» MATERIAL PROVIDED

--- START ---

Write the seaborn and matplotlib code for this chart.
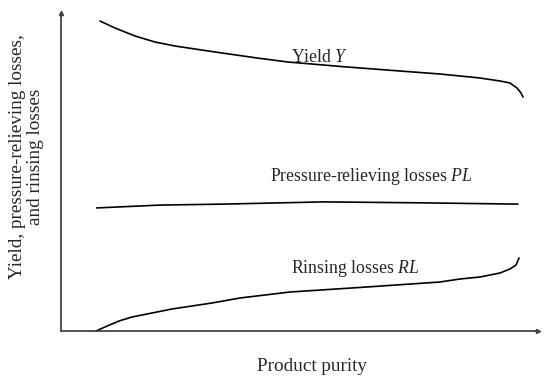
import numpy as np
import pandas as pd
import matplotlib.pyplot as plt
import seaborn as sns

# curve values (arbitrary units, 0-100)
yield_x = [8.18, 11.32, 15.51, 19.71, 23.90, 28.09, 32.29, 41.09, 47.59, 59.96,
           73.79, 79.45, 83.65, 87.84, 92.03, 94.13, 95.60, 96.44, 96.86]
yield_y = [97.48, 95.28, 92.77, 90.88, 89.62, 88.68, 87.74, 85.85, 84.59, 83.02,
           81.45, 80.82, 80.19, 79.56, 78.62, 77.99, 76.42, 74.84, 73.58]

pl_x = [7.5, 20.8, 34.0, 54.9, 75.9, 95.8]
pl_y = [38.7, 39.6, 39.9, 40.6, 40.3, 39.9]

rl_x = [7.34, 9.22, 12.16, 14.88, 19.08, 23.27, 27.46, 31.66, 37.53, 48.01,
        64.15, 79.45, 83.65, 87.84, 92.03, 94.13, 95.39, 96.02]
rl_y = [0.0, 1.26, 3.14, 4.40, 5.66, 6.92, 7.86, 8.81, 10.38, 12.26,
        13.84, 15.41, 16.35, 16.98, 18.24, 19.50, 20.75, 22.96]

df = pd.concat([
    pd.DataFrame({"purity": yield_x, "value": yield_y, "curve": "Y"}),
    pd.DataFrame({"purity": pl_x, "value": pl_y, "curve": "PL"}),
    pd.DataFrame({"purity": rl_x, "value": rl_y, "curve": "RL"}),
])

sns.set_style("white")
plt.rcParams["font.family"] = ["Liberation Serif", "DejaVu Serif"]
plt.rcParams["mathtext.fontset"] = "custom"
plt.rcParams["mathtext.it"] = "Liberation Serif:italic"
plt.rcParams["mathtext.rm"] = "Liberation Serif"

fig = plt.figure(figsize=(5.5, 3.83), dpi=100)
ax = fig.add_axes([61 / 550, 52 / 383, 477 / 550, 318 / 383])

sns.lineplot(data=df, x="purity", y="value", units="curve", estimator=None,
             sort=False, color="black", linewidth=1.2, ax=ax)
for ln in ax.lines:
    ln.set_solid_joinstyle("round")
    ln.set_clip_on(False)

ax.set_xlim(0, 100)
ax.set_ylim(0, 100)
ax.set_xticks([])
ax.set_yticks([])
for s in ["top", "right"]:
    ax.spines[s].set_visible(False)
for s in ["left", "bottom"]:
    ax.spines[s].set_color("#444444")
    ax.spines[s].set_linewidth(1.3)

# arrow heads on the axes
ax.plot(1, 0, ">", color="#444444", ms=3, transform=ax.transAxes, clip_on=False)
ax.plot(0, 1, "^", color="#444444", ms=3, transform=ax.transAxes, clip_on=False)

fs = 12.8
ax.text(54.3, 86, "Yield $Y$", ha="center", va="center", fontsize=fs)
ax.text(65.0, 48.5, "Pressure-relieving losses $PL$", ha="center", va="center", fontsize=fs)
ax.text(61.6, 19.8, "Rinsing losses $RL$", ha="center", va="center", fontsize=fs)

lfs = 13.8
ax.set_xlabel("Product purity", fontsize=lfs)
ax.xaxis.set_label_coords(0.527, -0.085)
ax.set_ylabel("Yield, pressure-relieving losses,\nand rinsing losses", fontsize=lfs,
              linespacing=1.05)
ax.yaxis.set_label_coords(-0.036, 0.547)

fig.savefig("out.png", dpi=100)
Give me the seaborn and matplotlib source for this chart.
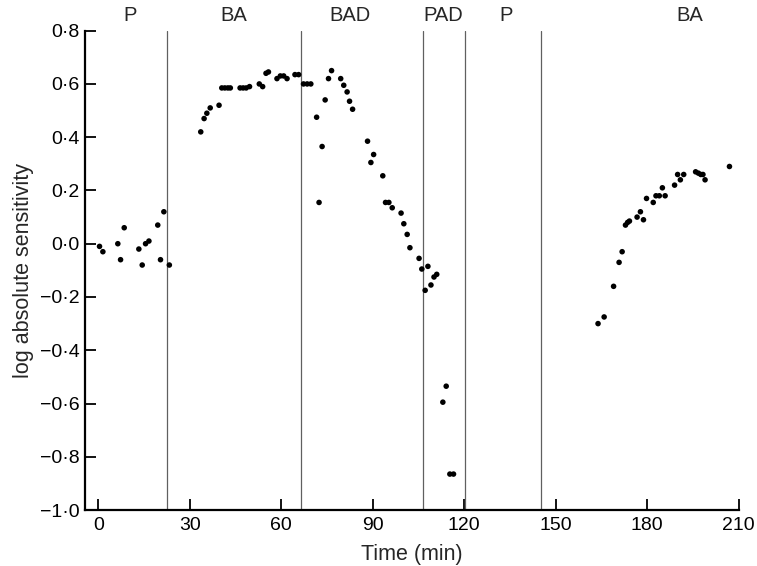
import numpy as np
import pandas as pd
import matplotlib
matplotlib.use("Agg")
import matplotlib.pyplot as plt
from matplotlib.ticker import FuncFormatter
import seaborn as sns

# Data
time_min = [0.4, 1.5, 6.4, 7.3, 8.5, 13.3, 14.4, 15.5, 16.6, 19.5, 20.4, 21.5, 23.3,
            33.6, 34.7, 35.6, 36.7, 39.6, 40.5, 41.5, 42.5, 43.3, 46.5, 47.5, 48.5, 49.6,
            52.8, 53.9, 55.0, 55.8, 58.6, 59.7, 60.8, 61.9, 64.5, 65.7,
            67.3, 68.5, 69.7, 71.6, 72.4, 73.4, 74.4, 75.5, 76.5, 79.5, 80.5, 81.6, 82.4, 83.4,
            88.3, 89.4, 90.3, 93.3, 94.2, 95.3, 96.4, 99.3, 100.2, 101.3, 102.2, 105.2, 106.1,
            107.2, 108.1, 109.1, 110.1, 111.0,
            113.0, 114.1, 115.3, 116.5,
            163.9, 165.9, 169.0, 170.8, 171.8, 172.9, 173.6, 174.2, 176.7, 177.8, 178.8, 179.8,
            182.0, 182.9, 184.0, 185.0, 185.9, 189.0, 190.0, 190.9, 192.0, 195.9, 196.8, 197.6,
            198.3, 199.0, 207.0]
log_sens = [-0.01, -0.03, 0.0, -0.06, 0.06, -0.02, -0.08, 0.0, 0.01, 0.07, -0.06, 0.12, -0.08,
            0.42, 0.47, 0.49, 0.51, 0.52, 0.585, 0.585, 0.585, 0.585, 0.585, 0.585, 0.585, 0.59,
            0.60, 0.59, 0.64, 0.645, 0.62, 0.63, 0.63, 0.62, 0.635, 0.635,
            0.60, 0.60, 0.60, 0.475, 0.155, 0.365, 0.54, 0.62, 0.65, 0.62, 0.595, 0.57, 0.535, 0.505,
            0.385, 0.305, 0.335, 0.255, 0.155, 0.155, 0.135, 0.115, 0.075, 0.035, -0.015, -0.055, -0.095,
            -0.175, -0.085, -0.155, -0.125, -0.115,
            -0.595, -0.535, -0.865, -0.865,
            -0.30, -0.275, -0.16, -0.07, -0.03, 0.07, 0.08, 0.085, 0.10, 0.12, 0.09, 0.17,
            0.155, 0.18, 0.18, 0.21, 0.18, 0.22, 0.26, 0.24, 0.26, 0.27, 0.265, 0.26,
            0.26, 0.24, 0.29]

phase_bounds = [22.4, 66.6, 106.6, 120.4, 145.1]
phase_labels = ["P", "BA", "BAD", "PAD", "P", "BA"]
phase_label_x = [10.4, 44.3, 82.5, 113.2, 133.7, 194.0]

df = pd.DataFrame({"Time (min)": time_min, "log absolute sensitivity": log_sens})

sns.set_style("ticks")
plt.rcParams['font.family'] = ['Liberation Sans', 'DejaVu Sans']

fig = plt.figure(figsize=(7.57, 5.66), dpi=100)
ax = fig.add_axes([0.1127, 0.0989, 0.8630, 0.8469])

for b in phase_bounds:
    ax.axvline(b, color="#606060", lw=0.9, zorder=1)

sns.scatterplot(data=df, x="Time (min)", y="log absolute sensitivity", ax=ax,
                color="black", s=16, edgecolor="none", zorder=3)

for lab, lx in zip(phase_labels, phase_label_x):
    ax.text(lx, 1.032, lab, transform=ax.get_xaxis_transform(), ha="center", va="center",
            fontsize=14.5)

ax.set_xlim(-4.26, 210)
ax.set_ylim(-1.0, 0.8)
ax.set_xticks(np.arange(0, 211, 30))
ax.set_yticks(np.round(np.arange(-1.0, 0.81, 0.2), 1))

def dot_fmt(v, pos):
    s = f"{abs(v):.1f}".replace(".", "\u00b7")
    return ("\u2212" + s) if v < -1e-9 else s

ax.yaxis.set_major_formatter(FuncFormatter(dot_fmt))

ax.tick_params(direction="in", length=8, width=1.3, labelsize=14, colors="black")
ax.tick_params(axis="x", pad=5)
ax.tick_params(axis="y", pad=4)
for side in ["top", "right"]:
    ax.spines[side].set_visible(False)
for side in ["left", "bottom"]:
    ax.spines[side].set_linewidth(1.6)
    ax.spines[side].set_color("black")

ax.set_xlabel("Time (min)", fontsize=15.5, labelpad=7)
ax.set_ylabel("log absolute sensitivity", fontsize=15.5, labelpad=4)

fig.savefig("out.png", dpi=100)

--- END ---

» WORK TO BE COMPLETED
Begin at the first line of the entries above and return each line exactly, stopping after the line that contains "ax.spines[s].set_linewidth(1.3)". Pictures do not belong in the copy.

» SOLUTION TO THIS PROBLEM
Write the seaborn and matplotlib code for this chart.
import numpy as np
import pandas as pd
import matplotlib.pyplot as plt
import seaborn as sns

# curve values (arbitrary units, 0-100)
yield_x = [8.18, 11.32, 15.51, 19.71, 23.90, 28.09, 32.29, 41.09, 47.59, 59.96,
           73.79, 79.45, 83.65, 87.84, 92.03, 94.13, 95.60, 96.44, 96.86]
yield_y = [97.48, 95.28, 92.77, 90.88, 89.62, 88.68, 87.74, 85.85, 84.59, 83.02,
           81.45, 80.82, 80.19, 79.56, 78.62, 77.99, 76.42, 74.84, 73.58]

pl_x = [7.5, 20.8, 34.0, 54.9, 75.9, 95.8]
pl_y = [38.7, 39.6, 39.9, 40.6, 40.3, 39.9]

rl_x = [7.34, 9.22, 12.16, 14.88, 19.08, 23.27, 27.46, 31.66, 37.53, 48.01,
        64.15, 79.45, 83.65, 87.84, 92.03, 94.13, 95.39, 96.02]
rl_y = [0.0, 1.26, 3.14, 4.40, 5.66, 6.92, 7.86, 8.81, 10.38, 12.26,
        13.84, 15.41, 16.35, 16.98, 18.24, 19.50, 20.75, 22.96]

df = pd.concat([
    pd.DataFrame({"purity": yield_x, "value": yield_y, "curve": "Y"}),
    pd.DataFrame({"purity": pl_x, "value": pl_y, "curve": "PL"}),
    pd.DataFrame({"purity": rl_x, "value": rl_y, "curve": "RL"}),
])

sns.set_style("white")
plt.rcParams["font.family"] = ["Liberation Serif", "DejaVu Serif"]
plt.rcParams["mathtext.fontset"] = "custom"
plt.rcParams["mathtext.it"] = "Liberation Serif:italic"
plt.rcParams["mathtext.rm"] = "Liberation Serif"

fig = plt.figure(figsize=(5.5, 3.83), dpi=100)
ax = fig.add_axes([61 / 550, 52 / 383, 477 / 550, 318 / 383])

sns.lineplot(data=df, x="purity", y="value", units="curve", estimator=None,
             sort=False, color="black", linewidth=1.2, ax=ax)
for ln in ax.lines:
    ln.set_solid_joinstyle("round")
    ln.set_clip_on(False)

ax.set_xlim(0, 100)
ax.set_ylim(0, 100)
ax.set_xticks([])
ax.set_yticks([])
for s in ["top", "right"]:
    ax.spines[s].set_visible(False)
for s in ["left", "bottom"]:
    ax.spines[s].set_color("#444444")
    ax.spines[s].set_linewidth(1.3)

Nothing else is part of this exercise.